From skill gaps to skill justice
To realise this potential, however, skill development policies must move beyond generic capacity-building and directly address the structural barriers that keep women out of training and higher-value roles. As the NCAER study notes, women’s access to training institutes is often limited because centres are located far from villages or operate at times that clash with domestic responsibilities.
Cultural norms further restrict women’s mobility and discourage their participation in trades such as welding, irrigation, or mechanised operations, which are commonly perceived as male domains. Even where training is available, many vocational curricula are designed with male participants in mind, overlooking the socio-emotional, confidence building, and entrepreneurial skills that are crucial for enabling women to step into skilled agricultural jobs.

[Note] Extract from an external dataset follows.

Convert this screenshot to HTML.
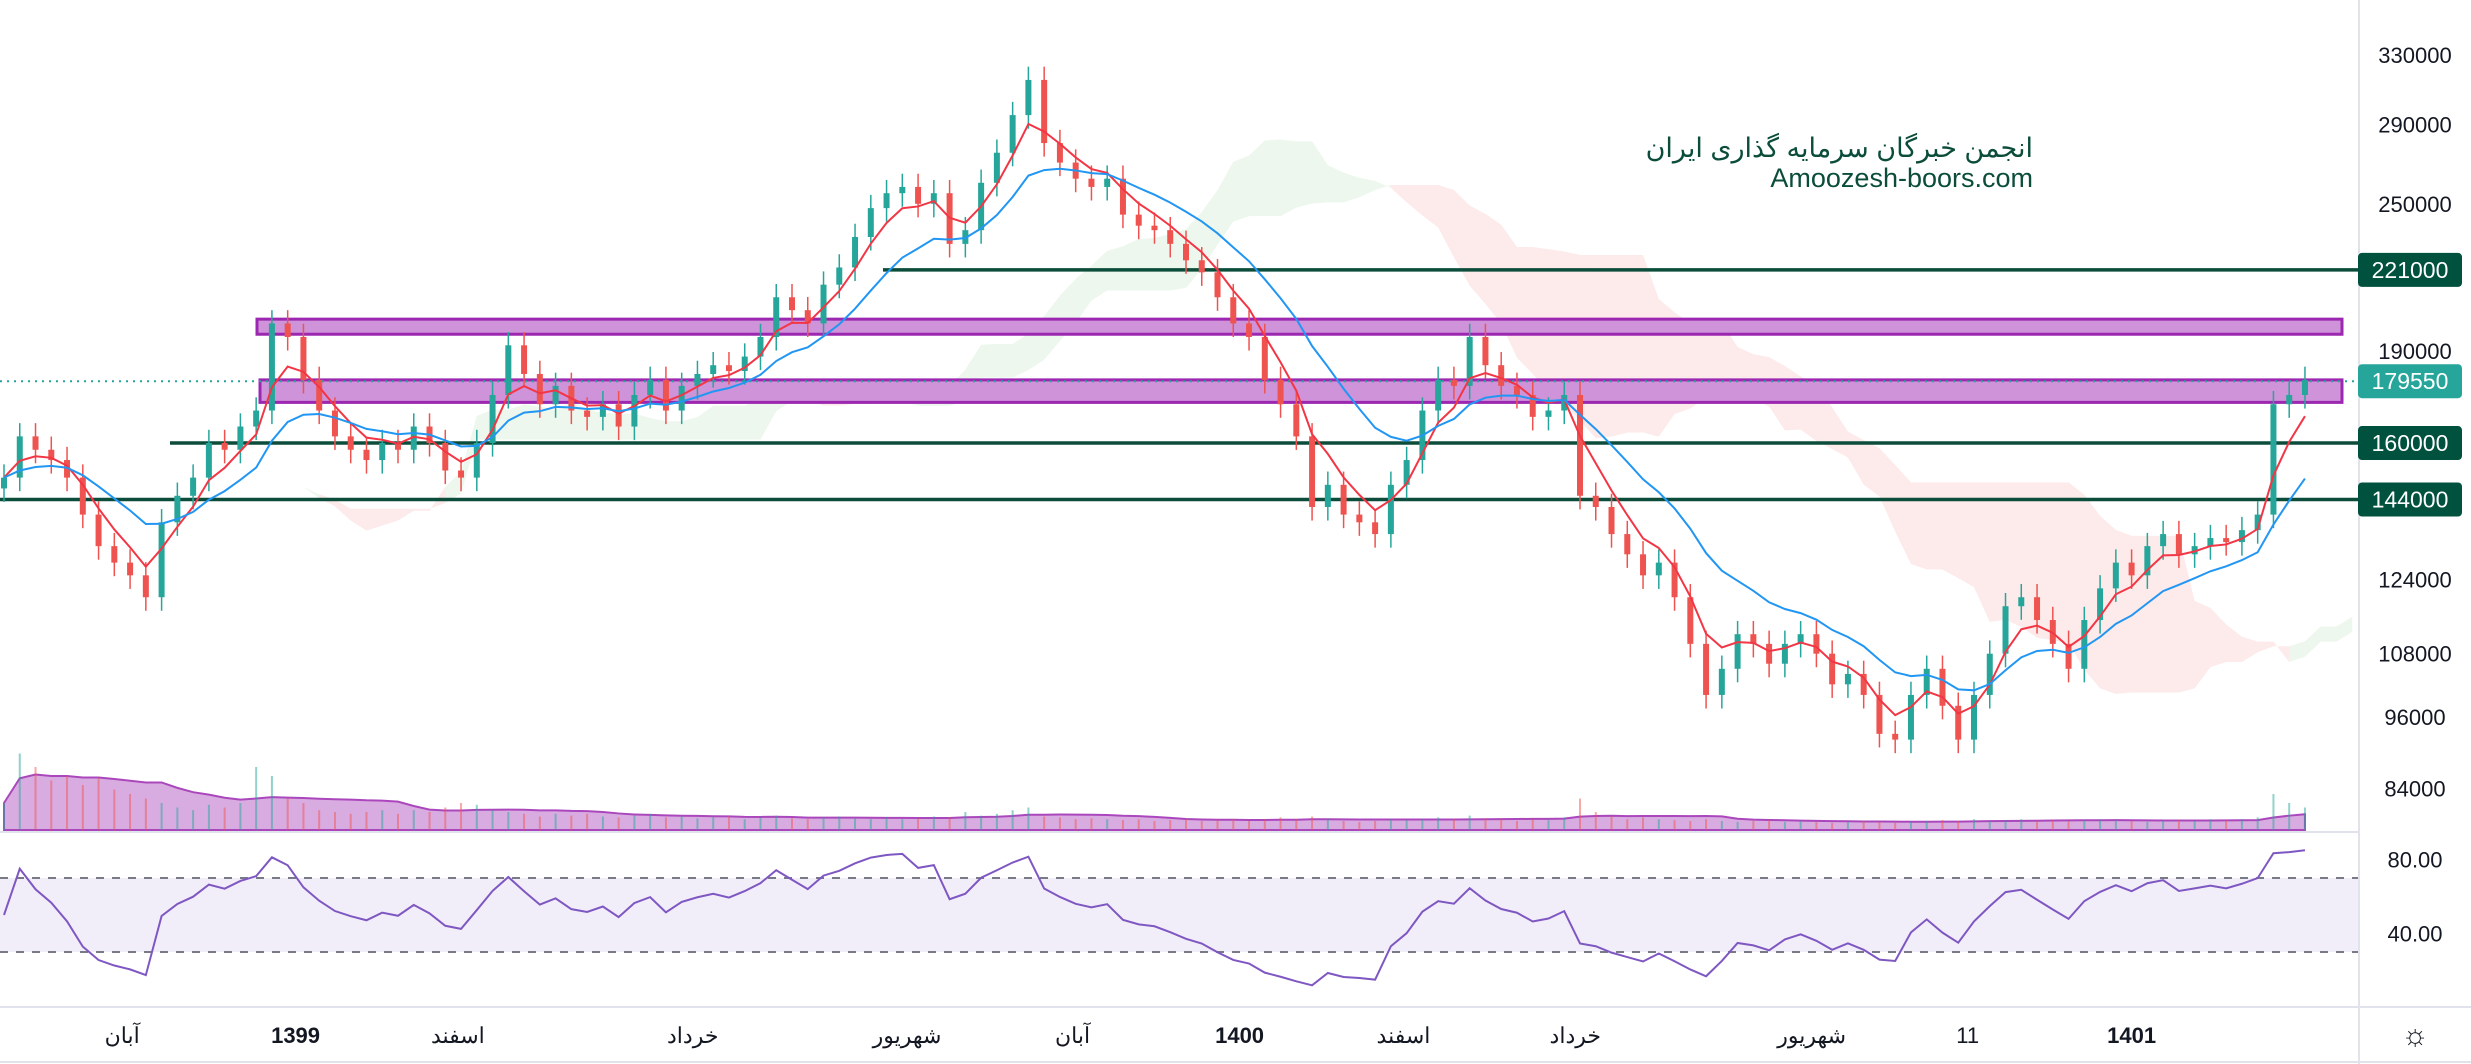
<!DOCTYPE html>
<html><head><meta charset="utf-8">
<style>
html,body{margin:0;padding:0;background:#fff;}
svg{display:block;font-family:"Liberation Sans","Noto Sans CJK SC",sans-serif;}
</style></head>
<body>
<svg id="chart" width="2471" height="1064" viewBox="0 0 2471 1064" xmlns="http://www.w3.org/2000/svg">
  <rect x="0" y="0" width="2471" height="1064" fill="#fff"/>
  <g id="cloud"></g>
  <g id="vol"></g>
  <g id="zones"></g>
  <g id="candles"></g>
  <g id="mas"></g>
  <g id="rsi"></g>
  <g id="axes"></g>
  <text x="2033" y="157" text-anchor="end" font-size="27" fill="#0b4d3a" font-family="'Liberation Sans','Noto Sans CJK SC',sans-serif">انجمن خبرگان سرمایه گذاری ایران</text>
  <text x="2033" y="187" text-anchor="end" font-size="27" fill="#0b4d3a">Amoozesh-boors.com</text>
</svg>
<script>
const closes=[150,162,158,155,150,140,132,128,125,120,138,145,150,160,158,165,170,200,195,180,170,162,158,155,160,158,165,160,152,150,160,175,192,182,172,178,170,168,172,165,175,180,170,178,182,185,183,188,195,210,205,200,215,222,235,248,255,258,250,255,232,238,260,275,295,315,280,270,262,258,262,245,240,238,232,225,220,210,200,195,180,172,162,142,148,140,138,135,148,155,170,180,178,195,185,178,175,168,170,175,145,142,135,130,125,128,120,110,100,105,112,110,106,110,112,108,102,104,100,93,92,100,105,98,92,100,108,118,120,115,110,105,115,122,128,125,132,135,130,132,134,133,136,140,172,175,180];
const volumes=[30,85,70,55,60,50,58,45,40,35,30,25,22,28,25,30,70,60,35,30,22,20,18,20,22,18,22,20,25,30,28,22,20,18,15,18,16,18,15,14,16,18,14,15,13,14,15,12,14,16,13,12,14,15,13,12,14,12,13,15,14,20,16,18,22,25,15,14,12,13,12,11,12,10,11,12,10,11,12,10,12,14,12,15,12,10,9,10,12,11,12,14,12,16,13,12,10,12,11,14,35,20,15,12,14,12,11,10,12,10,9,10,11,9,10,9,8,9,10,9,8,9,10,11,10,12,10,11,12,10,11,10,11,12,11,10,9,10,11,10,12,11,12,14,40,30,25];
const priceTicks=[330000,290000,250000,190000,124000,108000,96000,84000];
const levelLines=[221000,160000,144000];
const levelStarts=[883,170,0];
const zoneLo=[196000,172600];
const zoneHi=[201600,180000];
const lastPrice=179550;
const rsiTicks=[80,40];
const timeLabels=["آبان","1399","اسفند","خرداد","شهریور","آبان","1400","اسفند","خرداد","شهریور","11","1401"];
const timeIdx=[7.5,18.5,28.8,43.7,57.3,67.8,78.4,88.8,99.7,114.7,124.6,135];
const timeBold=[0,1,0,0,0,0,1,0,0,0,0,1];

const NS="http://www.w3.org/2000/svg";
function el(tag,attrs,parent){const e=document.createElementNS(NS,tag);for(const k in attrs)e.setAttribute(k,attrs[k]);parent.appendChild(e);return e;}
const X0=4,DX=15.76;
const xAt=i=>X0+i*DX;
const LNTOP=Math.log(330000);
const yP=p=>55+(LNTOP-Math.log(p*(p<1000?1000:1)))*536;
const yR=v=>878-(v-70)*1.85;
const UP="#26a69a",DN="#ef5350";
const n=closes.length;
const opens=closes.map((c,i)=>i?closes[i-1]:c*0.98);
const highs=closes.map((c,i)=>Math.max(c,opens[i])*1.025);
const lows=closes.map((c,i)=>Math.min(c,opens[i])*0.975);

const cloud=document.getElementById('cloud');
function hl(i,p){let h=-1e9,l=1e9;for(let k=Math.max(0,i-p+1);k<=i;k++){h=Math.max(h,highs[k]);l=Math.min(l,lows[k]);}return (h+l)/2;}
const SH=13;const spA=[],spB=[];
for(let i=0;i<n;i++){spA.push((hl(i,5)+hl(i,13))/2);spB.push(hl(i,26));}
for(let i=0;i<n-1;i++){
  const xa=xAt(i+SH),xb=xAt(i+1+SH);
  if(xa>2340)break;
  const g=spA[i]>=spB[i];
  const poly=el('polygon',{points:`${xa},${yP(spA[i])} ${xb},${yP(spA[i+1])} ${xb},${yP(spB[i+1])} ${xa},${yP(spB[i])}`,fill:g?'rgba(76,175,80,0.1)':'rgba(239,83,80,0.12)'},cloud);
  
  
}

const vol=document.getElementById('vol');
const VB=830,VS=0.9;
let vma=[];
for(let i=0;i<n;i++){let s=0,c=0;for(let k=Math.max(0,i-9);k<=i;k++){s+=volumes[k];c++;}vma.push(s/c);}
let ap=`M${xAt(0)},${VB}`;vma.forEach((v,i)=>ap+=` L${xAt(i)},${VB-v*VS}`);ap+=` L${xAt(n-1)},${VB} Z`;
const va=el('path',{d:ap,fill:'rgba(171,71,188,0.45)',stroke:'#ab47bc','stroke-width':2},vol);


volumes.forEach((v,i)=>{
  const r=el('rect',{x:xAt(i)-1,y:VB-v*VS,width:2,height:v*VS,fill:closes[i]>=opens[i]?'rgba(38,166,154,0.5)':'rgba(239,83,80,0.5)'},vol);
  
  
});

const zones=document.getElementById('zones');
const zs=[257,260];
zoneLo.forEach((lo,k)=>{
  const r=el('rect',{x:zs[k],y:yP(zoneHi[k]),width:2342-zs[k],height:yP(lo)-yP(zoneHi[k]),fill:'#ce93d8',stroke:'#9c27b0','stroke-width':3},zones);
  
  
});
const lp=el('line',{x1:0,x2:2358,y1:yP(lastPrice),y2:yP(lastPrice),stroke:'#26a69a','stroke-width':2,'stroke-dasharray':'2 5'},zones);


levelLines.forEach((p,k)=>{
  const l=el('line',{x1:levelStarts[k],x2:2358,y1:yP(p),y2:yP(p),stroke:'#0b4d3a','stroke-width':3.5},zones);
  
  
});

const cg=document.getElementById('candles');
closes.forEach((c,i)=>{
  const o=opens[i],col=c>=o?UP:DN,x=xAt(i);
  const w=el('line',{x1:x,x2:x,y1:yP(highs[i]),y2:yP(lows[i]),stroke:col,'stroke-width':1.5},cg);
  
  
  const yt=yP(Math.max(o,c)),yb=yP(Math.min(o,c));
  const b=el('rect',{x:x-3,y:yt,width:6,height:Math.max(1.5,yb-yt),fill:col},cg);
  
  
});

const mg=document.getElementById('mas');
function ema(p){const k=2/(p+1);let out=[],e=closes[0];closes.forEach(c=>{e=c*k+e*(1-k);out.push(e);});return out;}
[[ema(4),'#f23645','ma-fast'],[ema(11),'#2196f3','ma-slow']].forEach(([arr,col,name])=>{
  const p=el('path',{d:arr.map((v,i)=>(i?'L':'M')+xAt(i)+','+yP(v)).join(' '),fill:'none',stroke:col,'stroke-width':2},mg);
  
  
});

const rg=document.getElementById('rsi');
const band=el('rect',{x:0,y:yR(70),width:2358,height:yR(30)-yR(70),fill:'rgba(126,87,194,0.1)'},rg);


[70,30].forEach(v=>{
  const l=el('line',{x1:0,x2:2358,y1:yR(v),y2:yR(v),stroke:'#787b86','stroke-width':2,'stroke-dasharray':'8 8'},rg);
  
  
});
const P=9;let ag=0.5,al=0.5,rsi=[];
for(let i=0;i<n;i++){
  if(i===0){rsi.push(50);continue;}
  const d=(closes[i]-closes[i-1])/closes[i-1]*100;
  ag=(ag*(P-1)+Math.max(d,0))/P;al=(al*(P-1)+Math.max(-d,0))/P;
  rsi.push(al===0?100:100-100/(1+ag/al));
}
const rl=el('path',{d:rsi.map((v,i)=>(i?'L':'M')+xAt(i)+','+yR(Math.max(12,Math.min(88,v)))).join(' '),fill:'none',stroke:'#7e57c2','stroke-width':2},rg);



const ax=document.getElementById('axes');
[['line',{x1:2359,x2:2359,y1:0,y2:1064}],['line',{x1:0,x2:2359,y1:832,y2:832}],['line',{x1:0,x2:2471,y1:1007,y2:1007}],['line',{x1:0,x2:2471,y1:1062,y2:1062}]].forEach(([t,a],k)=>{
  a.stroke='#e0e3eb';a['stroke-width']=2;
  const l=el(t,a,ax);
  
  
});
priceTicks.forEach(p=>{
  const t=el('text',{x:2415,y:yP(p)+8,'text-anchor':'middle','font-size':22,fill:'#131722'},ax);
  t.textContent=p;
  
  
});
rsiTicks.forEach(v=>{
  const t=el('text',{x:2415,y:yR(v)+8,'text-anchor':'middle','font-size':22,fill:'#131722'},ax);
  t.textContent=v.toFixed(2);
  
  
});
const boxes=[[221000,'#01513f'],[lastPrice,'#26a69a'],[160000,'#01513f'],[144000,'#01513f']];
boxes.forEach(([p,c])=>{
  const y=yP(p);
  const r=el('rect',{x:2358,y:y-17,width:104,height:34,rx:4,fill:c},ax);
  
  
  const t=el('text',{x:2410,y:y+8,'text-anchor':'middle','font-size':23,fill:'#fff'},ax);
  t.textContent=p;
  
  
});
timeLabels.forEach((s,k)=>{
  const t=el('text',{x:xAt(timeIdx[k]),y:1043,'text-anchor':'middle','font-size':22,fill:'#131722','font-weight':timeBold[k]?'bold':'normal'},ax);
  t.textContent=s;
  
  
});
const gear=el('text',{x:2415,y:1045,'text-anchor':'middle','font-size':30,fill:'#131722'},ax);
gear.textContent='☼';


</script>
</body></html>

Addressing these constraints is essential if the stronger agricultural clusters are to become genuinely inclusive hubs for women’s skilling and economic mobility.
A call to action
Bridging these gaps will require a focused, three-pronged strategy. First, skilling programmes under the Pradhan Mantri Kaushal Vikas Yojana and State Skill Missions must reorient their curricula to include socioemotional skills, entrepreneurship, and digital literacy-capabilities that equip women to take on leadership roles in modern agriculture.
Second, training infrastructure needs to be decentralised by using district level agricultural clusters and Krishi Vigyan Kendras as community-based centres that offer flexible, short-term, and locally relevant courses for women. Third, gender-linked incentives — such as weighted funding for institutions that train and place more women in agri-tech roles-can help shift institutional priorities toward inclusion.
If India’s next Green Revolution is to be truly inclusive, gender equality must be embedded at every stage — from curriculum design and certification to placement and entrepreneurship support. The aim is not simply to bring more women into agriculture; they are already there.
It is to shift them from the margins to the centre of productivity, policy, and innovation because the future of Indian agriculture depends as much on equity and inclusion as on technology and infrastructure. Empowering women with the skills they need is not just a social goal — it is an economic imperative for India’s growth and food security.
This article draws upon findings from the National Council of Applied Economic Research (NCAER) report on “National Skill Gaps for High Growth Sectors,” 2025.
Joshi and Sahu are Fellows at NCAER; Bhandari is Professor at NCAER. Views are personal.